* **Short problem**: Without the images, print all the entries below exactly as given.

* **Record extracts**:

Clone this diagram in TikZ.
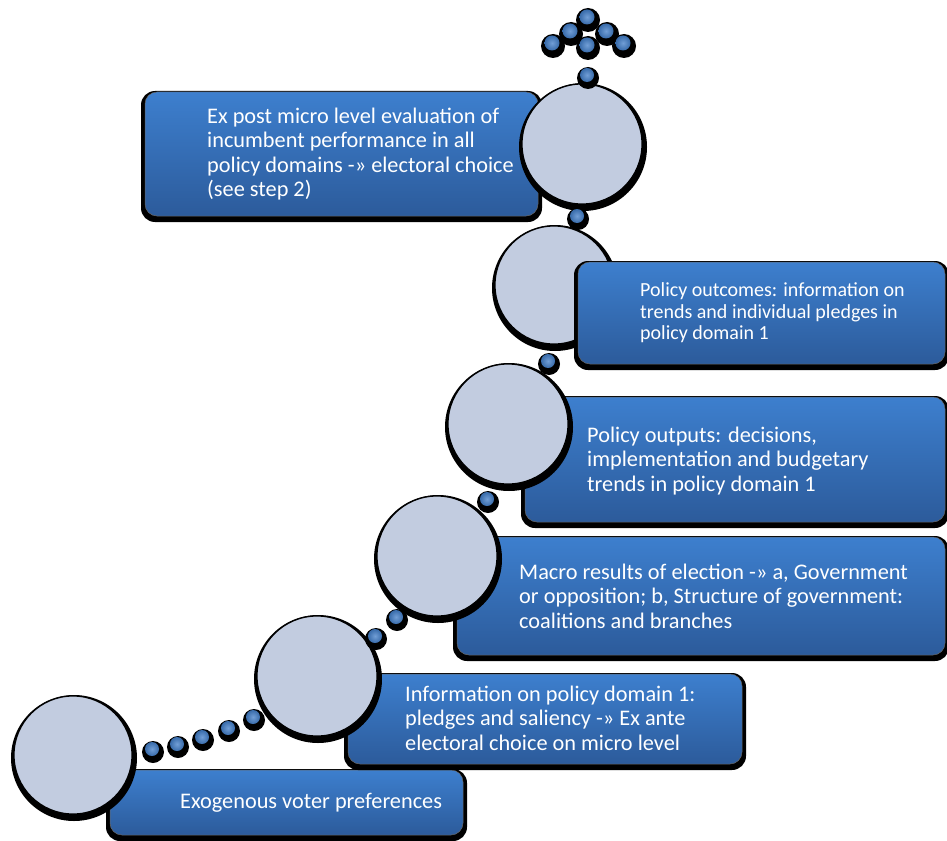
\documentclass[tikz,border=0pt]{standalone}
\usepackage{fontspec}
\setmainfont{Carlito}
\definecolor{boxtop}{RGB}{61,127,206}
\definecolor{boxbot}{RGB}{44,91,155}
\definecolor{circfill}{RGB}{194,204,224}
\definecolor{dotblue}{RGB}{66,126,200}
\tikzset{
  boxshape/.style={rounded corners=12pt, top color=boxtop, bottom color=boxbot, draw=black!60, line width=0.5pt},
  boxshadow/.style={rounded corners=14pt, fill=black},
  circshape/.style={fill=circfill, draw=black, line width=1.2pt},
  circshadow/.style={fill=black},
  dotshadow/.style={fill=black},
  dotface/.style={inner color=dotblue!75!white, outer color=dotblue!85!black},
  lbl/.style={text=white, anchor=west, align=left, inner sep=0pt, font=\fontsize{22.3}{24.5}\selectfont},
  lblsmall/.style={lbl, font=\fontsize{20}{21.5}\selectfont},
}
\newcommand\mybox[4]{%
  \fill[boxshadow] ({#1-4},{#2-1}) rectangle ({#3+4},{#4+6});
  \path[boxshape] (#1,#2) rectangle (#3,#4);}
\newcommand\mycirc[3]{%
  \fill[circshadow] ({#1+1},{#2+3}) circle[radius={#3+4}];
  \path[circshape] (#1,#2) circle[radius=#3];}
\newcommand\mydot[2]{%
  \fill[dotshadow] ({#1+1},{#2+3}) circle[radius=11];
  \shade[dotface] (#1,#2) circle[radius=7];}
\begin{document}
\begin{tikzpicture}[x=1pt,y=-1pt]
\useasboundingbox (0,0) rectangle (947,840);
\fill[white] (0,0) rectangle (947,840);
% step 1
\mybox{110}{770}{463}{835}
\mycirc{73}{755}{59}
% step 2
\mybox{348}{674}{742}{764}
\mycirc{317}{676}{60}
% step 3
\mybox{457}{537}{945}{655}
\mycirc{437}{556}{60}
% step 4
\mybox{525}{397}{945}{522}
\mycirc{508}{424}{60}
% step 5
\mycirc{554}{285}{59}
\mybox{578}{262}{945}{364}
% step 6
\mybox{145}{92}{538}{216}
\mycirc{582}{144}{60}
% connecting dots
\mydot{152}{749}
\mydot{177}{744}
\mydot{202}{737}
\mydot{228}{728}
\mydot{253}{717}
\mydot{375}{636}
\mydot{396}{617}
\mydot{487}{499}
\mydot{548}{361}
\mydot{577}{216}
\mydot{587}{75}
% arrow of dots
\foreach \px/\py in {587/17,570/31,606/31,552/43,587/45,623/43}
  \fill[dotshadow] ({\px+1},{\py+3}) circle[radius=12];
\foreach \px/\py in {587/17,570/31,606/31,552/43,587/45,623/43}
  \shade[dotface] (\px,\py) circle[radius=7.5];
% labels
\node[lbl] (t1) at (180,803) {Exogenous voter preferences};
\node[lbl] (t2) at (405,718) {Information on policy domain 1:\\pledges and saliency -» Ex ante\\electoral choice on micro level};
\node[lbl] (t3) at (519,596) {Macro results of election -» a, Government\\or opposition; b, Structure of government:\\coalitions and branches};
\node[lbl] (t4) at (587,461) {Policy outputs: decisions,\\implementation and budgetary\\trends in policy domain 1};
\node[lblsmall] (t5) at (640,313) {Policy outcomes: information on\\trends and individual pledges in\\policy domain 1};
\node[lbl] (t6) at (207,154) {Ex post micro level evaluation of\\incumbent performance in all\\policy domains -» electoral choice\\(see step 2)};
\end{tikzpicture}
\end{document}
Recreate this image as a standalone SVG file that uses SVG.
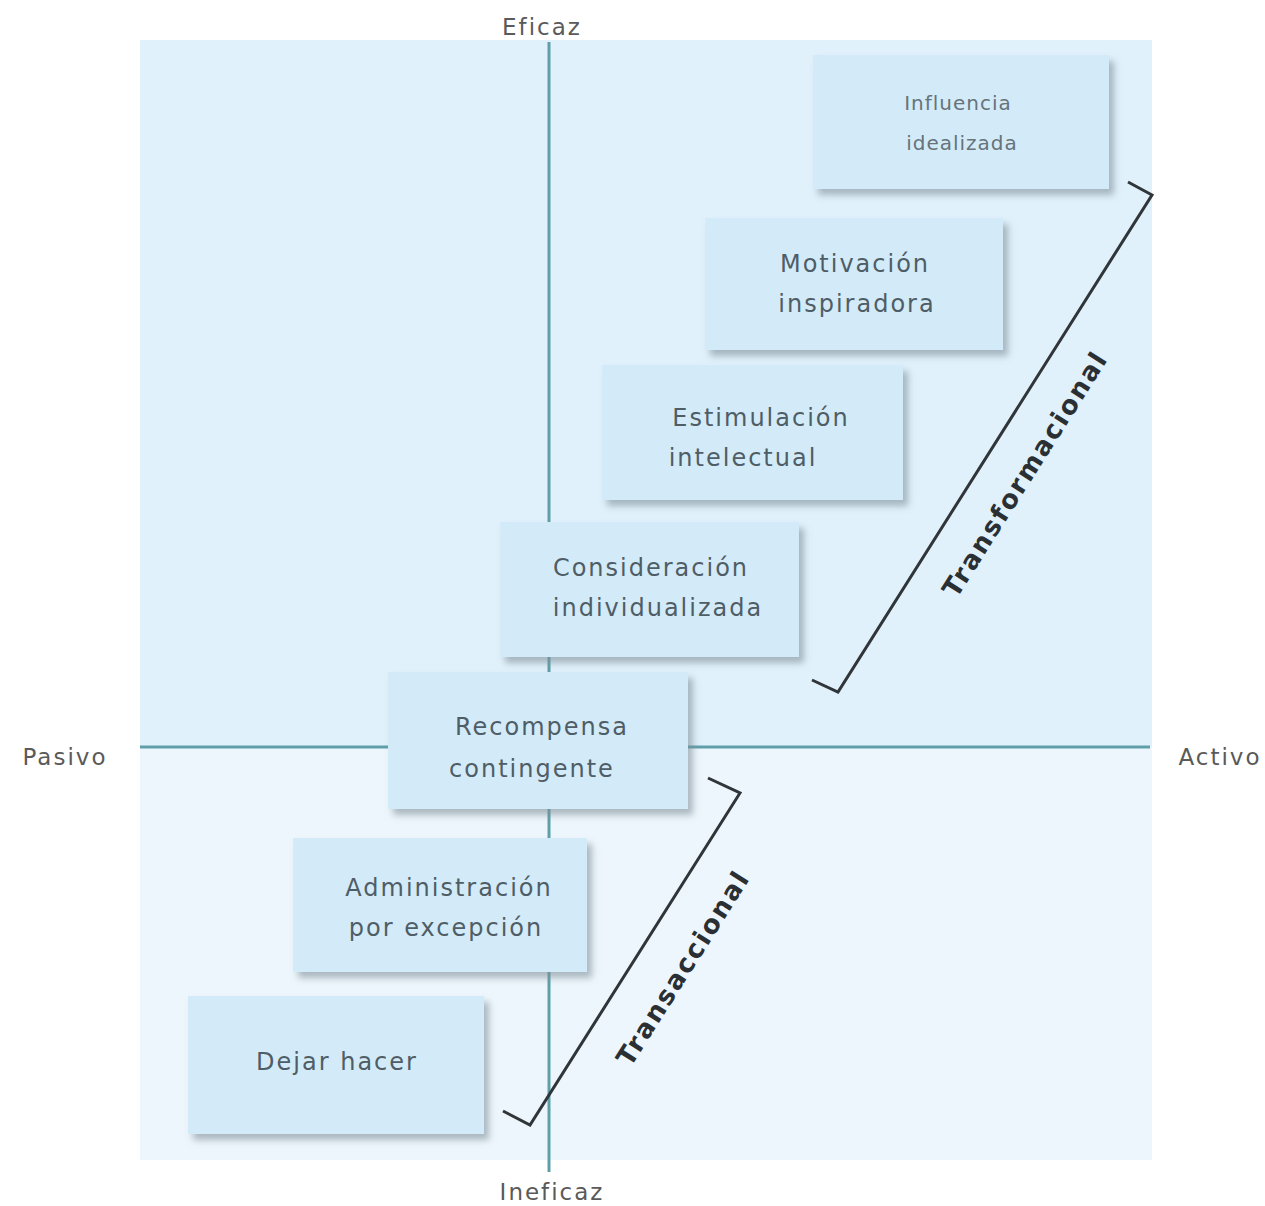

* **Answer to this problem**:
Clone this diagram in TikZ.
\documentclass[tikz,border=0pt]{standalone}
\usepackage{fontspec}
\setmainfont{Carlito}
\definecolor{boxtop}{RGB}{61,127,206}
\definecolor{boxbot}{RGB}{44,91,155}
\definecolor{circfill}{RGB}{194,204,224}
\definecolor{dotblue}{RGB}{66,126,200}
\tikzset{
  boxshape/.style={rounded corners=12pt, top color=boxtop, bottom color=boxbot, draw=black!60, line width=0.5pt},
  boxshadow/.style={rounded corners=14pt, fill=black},
  circshape/.style={fill=circfill, draw=black, line width=1.2pt},
  circshadow/.style={fill=black},
  dotshadow/.style={fill=black},
  dotface/.style={inner color=dotblue!75!white, outer color=dotblue!85!black},
  lbl/.style={text=white, anchor=west, align=left, inner sep=0pt, font=\fontsize{22.3}{24.5}\selectfont},
  lblsmall/.style={lbl, font=\fontsize{20}{21.5}\selectfont},
}
\newcommand\mybox[4]{%
  \fill[boxshadow] ({#1-4},{#2-1}) rectangle ({#3+4},{#4+6});
  \path[boxshape] (#1,#2) rectangle (#3,#4);}
\newcommand\mycirc[3]{%
  \fill[circshadow] ({#1+1},{#2+3}) circle[radius={#3+4}];
  \path[circshape] (#1,#2) circle[radius=#3];}
\newcommand\mydot[2]{%
  \fill[dotshadow] ({#1+1},{#2+3}) circle[radius=11];
  \shade[dotface] (#1,#2) circle[radius=7];}
\begin{document}
\begin{tikzpicture}[x=1pt,y=-1pt]
\useasboundingbox (0,0) rectangle (947,840);
\fill[white] (0,0) rectangle (947,840);
% step 1
\mybox{110}{770}{463}{835}
\mycirc{73}{755}{59}
% step 2
\mybox{348}{674}{742}{764}
\mycirc{317}{676}{60}
% step 3
\mybox{457}{537}{945}{655}
\mycirc{437}{556}{60}
% step 4
\mybox{525}{397}{945}{522}
\mycirc{508}{424}{60}
% step 5
\mycirc{554}{285}{59}
\mybox{578}{262}{945}{364}
% step 6
\mybox{145}{92}{538}{216}
\mycirc{582}{144}{60}
% connecting dots
\mydot{152}{749}
\mydot{177}{744}
\mydot{202}{737}
\mydot{228}{728}
\mydot{253}{717}
\mydot{375}{636}
\mydot{396}{617}
\mydot{487}{499}
\mydot{548}{361}
\mydot{577}{216}
\mydot{587}{75}
% arrow of dots
\foreach \px/\py in {587/17,570/31,606/31,552/43,587/45,623/43}
  \fill[dotshadow] ({\px+1},{\py+3}) circle[radius=12];
\foreach \px/\py in {587/17,570/31,606/31,552/43,587/45,623/43}
  \shade[dotface] (\px,\py) circle[radius=7.5];
% labels
\node[lbl] (t1) at (180,803) {Exogenous voter preferences};
\node[lbl] (t2) at (405,718) {Information on policy domain 1:\\pledges and saliency -» Ex ante\\electoral choice on micro level};
\node[lbl] (t3) at (519,596) {Macro results of election -» a, Government\\or opposition; b, Structure of government:\\coalitions and branches};
\node[lbl] (t4) at (587,461) {Policy outputs: decisions,\\implementation and budgetary\\trends in policy domain 1};
\node[lblsmall] (t5) at (640,313) {Policy outcomes: information on\\trends and individual pledges in\\policy domain 1};
\node[lbl] (t6) at (207,154) {Ex post micro level evaluation of\\incumbent performance in all\\policy domains -» electoral choice\\(see step 2)};
\end{tikzpicture}
\end{document}
Recreate this image as a standalone SVG file that uses SVG.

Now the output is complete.